National Treasury Cabinet Secretary Henry Rotich arrived back in the country from China on Wednesday night to a huge financing crisis that threatens to tear his spending plans apart.

Mr Rotich flew back ahead of his boss, President Uhuru Kenyatta, and held his first closed-door meeting at Parliament Buildings yesterday where debate over the new fuel levy kicked off last week.

The crisis meeting was attended by House Speaker Justin Muturi, Attorney General Paul Kihara, National Assembly Majority Leader Aden Duale, Solicitor General Ken Ogeto and Deputy Chief of Staff Njee Muturi.

Also in attendance were Budget and Appropriations Committee chairman Kimani Ichung’wa and Finance committee chairnan Joseph Limo.

Two hours

National Assembly Minority Leader John Mbadi had also been invited for the meeting that lasted two hours but did not attend as he was said to be out of town.

Even before the meeting with House leaders and the President’s legal advisers, Rotich suffered another setback after the High Court sitting in Bungoma ruled that the imposition of Value Added Tax (VAT) on petroleum products should be suspended awaiting the President’s assent to the Finance Bill.

Sources privy to the confidential discussions painted a picture of a CS beseeching the National Assembly to reconsider its position on his new taxation measures. Rotich is reported to have given concessions to lower VAT to 12 per cent, in a bargain he hoped would be agreed to by Parliament.
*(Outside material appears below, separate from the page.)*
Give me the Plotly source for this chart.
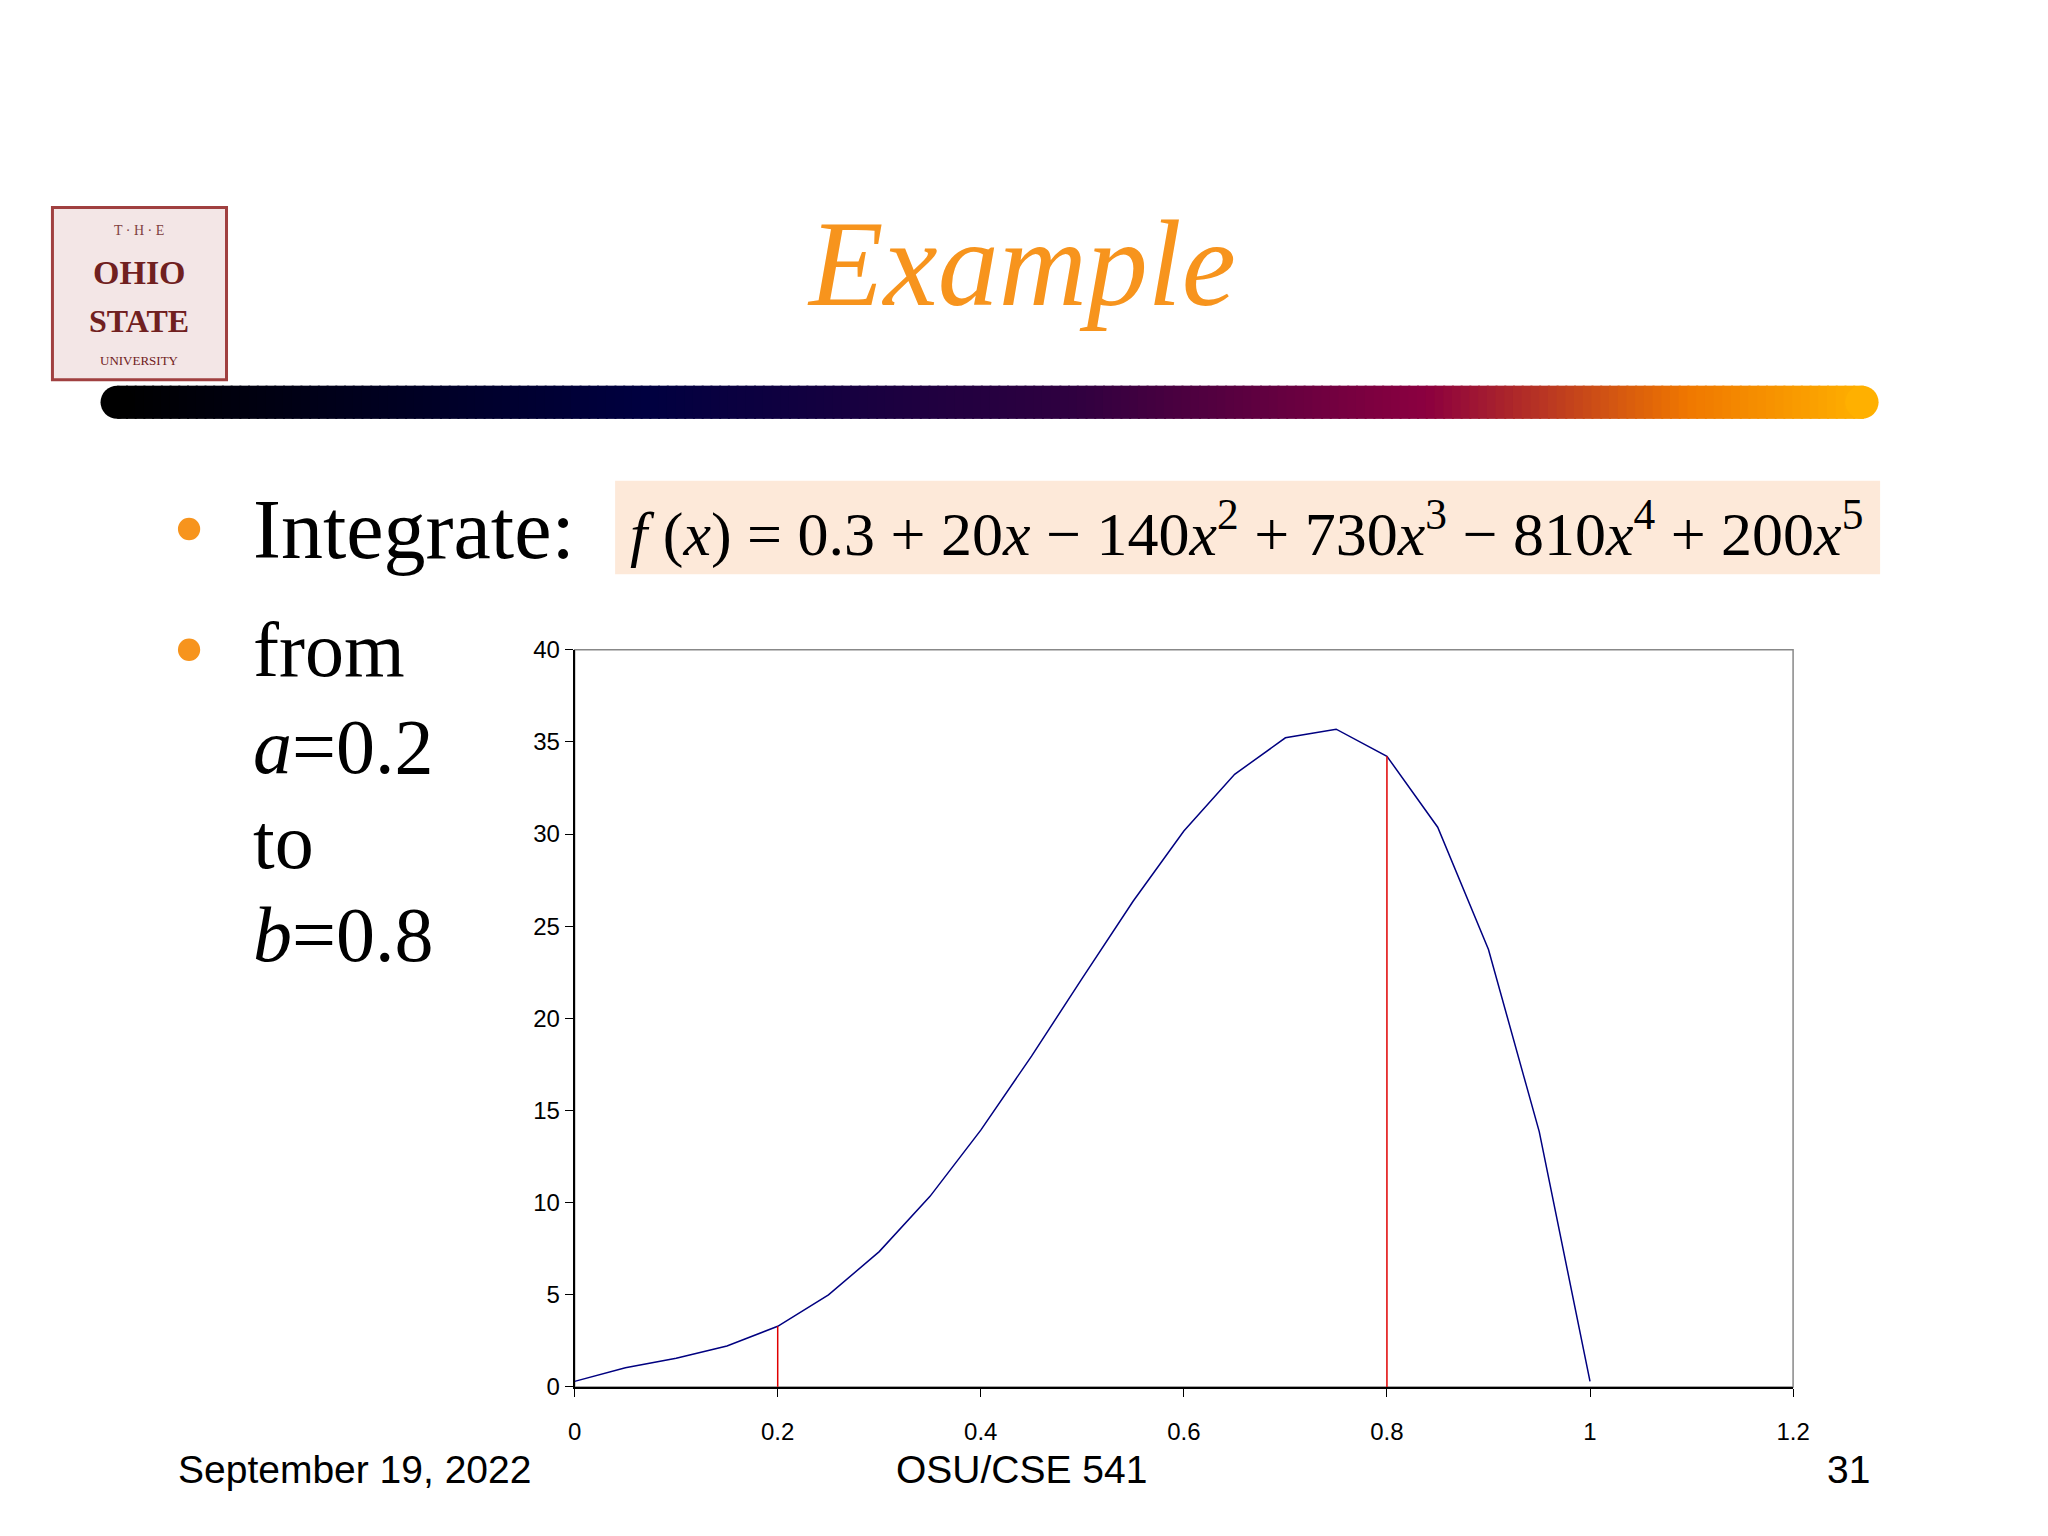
import plotly.graph_objects as go

x_vals = [0, 0.05, 0.1, 0.15, 0.2, 0.25, 0.3, 0.35, 0.4, 0.45, 0.5, 0.55, 0.6, 0.65, 0.7, 0.75, 0.8, 0.85, 0.9, 0.95, 1.0]
y_vals = [0.3, 1.04, 1.55, 2.22, 3.29, 4.99, 7.34, 10.34, 13.93, 17.95, 22.18, 26.35, 30.16, 33.24, 35.22, 35.69, 34.22, 30.37, 23.73, 13.85, 0.3]
limits_x = [0.2, 0.8]
limits_y = [3.29, 34.22]
x_ticks = [0, 0.2, 0.4, 0.6, 0.8, 1, 1.2]
y_ticks = [0, 5, 10, 15, 20, 25, 30, 35, 40]

DX, DY = -0.0075, 0.012
def px(v): return v + DX
def py(v): return v + DY

fig = go.Figure()
fig.add_trace(go.Scatter(x=x_vals, y=y_vals, mode="lines", line=dict(color="#000080", width=1.5), showlegend=False))
for lx, ly in zip(limits_x, limits_y):
    fig.add_trace(go.Scatter(x=[lx, lx], y=[0, ly], mode="lines", line=dict(color="#e00000", width=1.5), showlegend=False))

dom_x = [px(0.284), px(0.886)]
dom_y = [py(0.0835), py(0.572)]
shapes = []
def R(x0, x1, y0, y1, **kw):
    shapes.append(dict(type=kw.pop("type", "rect"), xref="paper", yref="paper", x0=px(x0), x1=px(x1), y0=py(y0), y1=py(y1), **kw))

shapes.append(dict(type="rect", xref="paper", yref="paper", x0=dom_x[0], x1=dom_x[1], y0=dom_y[0], y1=dom_y[1],
                   line=dict(color="#888888", width=1.5), layer="below"))
stops = [(0, (0, 0, 0)), (0.3, (0, 0, 64)), (0.55, (48, 0, 64)), (0.75, (140, 0, 64)), (0.9, (240, 120, 0)), (1, (255, 176, 0))]
def col(t):
    for (t0, c0), (t1, c1) in zip(stops[:-1], stops[1:]):
        if t0 <= t <= t1:
            f = (t - t0) / (t1 - t0)
            return "rgb(%d,%d,%d)" % tuple(int(a + (b - a) * f) for a, b in zip(c0, c1))
    return "rgb(255,176,0)"
bx0, bx1, by0, by1 = 0.058, 0.920, 0.725, 0.747
n = 200
for i in range(n):
    t = (i + 0.5) / n
    R(bx0 + (bx1 - bx0) * i / n, bx0 + (bx1 - bx0) * (i + 1) / n + 0.001, by0, by1, fillcolor=col(t), line=dict(width=0))
r = 0.011 * 1536 / 2048
R(bx0 - r, bx0 + r, by0, by1, type="circle", fillcolor=col(0), line=dict(width=0))
R(bx1 - r, bx1 + r, by0, by1, type="circle", fillcolor=col(1), line=dict(width=0))
R(0.026, 0.112, 0.751, 0.865, fillcolor="#f3e6e6", line=dict(color="#a04040", width=3))
R(0.304, 0.929, 0.622, 0.684, fillcolor="#fde9d9", line=dict(width=0), layer="below")
for yy in [0.652, 0.572]:
    R(0.088, 0.099, yy - 0.0075, yy + 0.0075, type="circle", fillcolor="#f7941d", line=dict(width=0))

serif = "Liberation Serif, Times New Roman, serif"
ann = []
def A(text, x, y, size, xanchor="left", color="black", family=serif):
    ann.append(dict(text=text, x=px(x), y=py(y), xref="paper", yref="paper", showarrow=False, xanchor=xanchor, yanchor="middle",
                    font=dict(size=size, color=color, family=family)))
A("<i>Example</i>", 0.505, 0.828, 122, "center", "#f7941d")
A("T · H · E", 0.069, 0.850, 14, "center", "#804040")
A("<b>OHIO</b>", 0.069, 0.822, 34, "center", "#702020")
A("<b>STATE</b>", 0.069, 0.790, 32, "center", "#702020")
A("UNIVERSITY", 0.069, 0.764, 13, "center", "#702020")
A("Integrate:", 0.124, 0.652, 84)
A("<i>f</i> (<i>x</i>) = 0.3 + 20<i>x</i> − 140<i>x</i><sup>2</sup> + 730<i>x</i><sup>3</sup> − 810<i>x</i><sup>4</sup> + 200<i>x</i><sup>5</sup>",
  0.616, 0.652, 62, "center")
A("from", 0.124, 0.572, 78)
A("<i>a</i>=0.2", 0.124, 0.508, 78)
A("to", 0.124, 0.445, 78)
A("<i>b</i>=0.8", 0.124, 0.383, 78)
A("September 19, 2022", 0.087, 0.029, 39, "left", family="Liberation Sans, Arial")
A("OSU/CSE 541", 0.505, 0.029, 39, "center", family="Liberation Sans, Arial")
A("31", 0.925, 0.029, 39, "right", family="Liberation Sans, Arial")

tf = dict(size=24, family="Liberation Sans, Arial", color="black")
fig.update_layout(
    width=2048, height=1536, margin=dict(l=0, r=0, t=0, b=0),
    paper_bgcolor="white", plot_bgcolor="white",
    shapes=shapes, annotations=ann,
    xaxis=dict(domain=dom_x, range=[0, 1.2], tickvals=x_ticks, ticktext=[str(v) for v in x_ticks], showgrid=False, zeroline=False,
               showline=True, linecolor="black", linewidth=2, ticks="outside", ticklen=8, tickcolor="black", tickfont=tf,
               ticklabelstandoff=14),
    yaxis=dict(domain=dom_y, range=[0, 40], tickvals=y_ticks, showgrid=False, zeroline=False,
               showline=True, linecolor="black", linewidth=2, ticks="outside", ticklen=8, tickcolor="black", tickfont=tf),
)
fig.write_html("out.html")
It was not immediately clear if he was conveying a message from the President following MPs’ rejection of several other proposals contained in the Finance Bill.

Mr Muturi later described the deliberations as “work in progress” as nothing had been firmed up yet.

The choice of attendees spoke volumes about the next course of action for a government desperately seeking to shore up revenues in an increasingly tough international market.

From the China tour, for instance, Kenya failed to get confirmation about its biggest request for a Sh190 billion grant to complete the Standard Gauge Railway project.

Rotich said they had lined up a series of meetings over the Finance Bill and promised a “solution soon”.

“We have held discussions with the leadership of Parliament and we will have more engagements to find a solution. This is our first meeting and we will have a series of meetings to get a solution soon,” said the CS.

Muturi assured the country that the National Assembly would work with the Executive to find a solution to the fuel crisis that has caused a spike in consumer prices, resulting in a countrywide uproar.

“We have had a meeting to try and address the issue you have raised and this was just the first meeting. I can assure you that going forward we will be able to address the issues that might be of concern to Kenyans,’’ said Muturi.

Rotich had reportedly reached out to the National Assembly’s leaders while in China and is said to have proposed budget cuts to plug revenue shortfalls that will be occasioned by the suspension of the fuel tax by another two years.

Free services

The Standard learnt that Rotich told the legislators that the Government could consider reviewing some of the free services it offered the public.

The CS is said to have listed free maternal healthcare and free primary and secondary school education as some of the services the Government could reconsider should the new tax measures be rejected.

He was, however, reportedly told to go for non-essential areas in the event the proposal for budget cuts was considered.

The two arms of Government consequently formed a technical team drawn from Treasury and the National Assembly’s Budget committee to address the matter.

The MPs will also be requested to reconsider their rejection of a proposal to establish the State-backed Kenya Mortgage Refinance Company, which is a central pillar to the President’s Big Four development programme.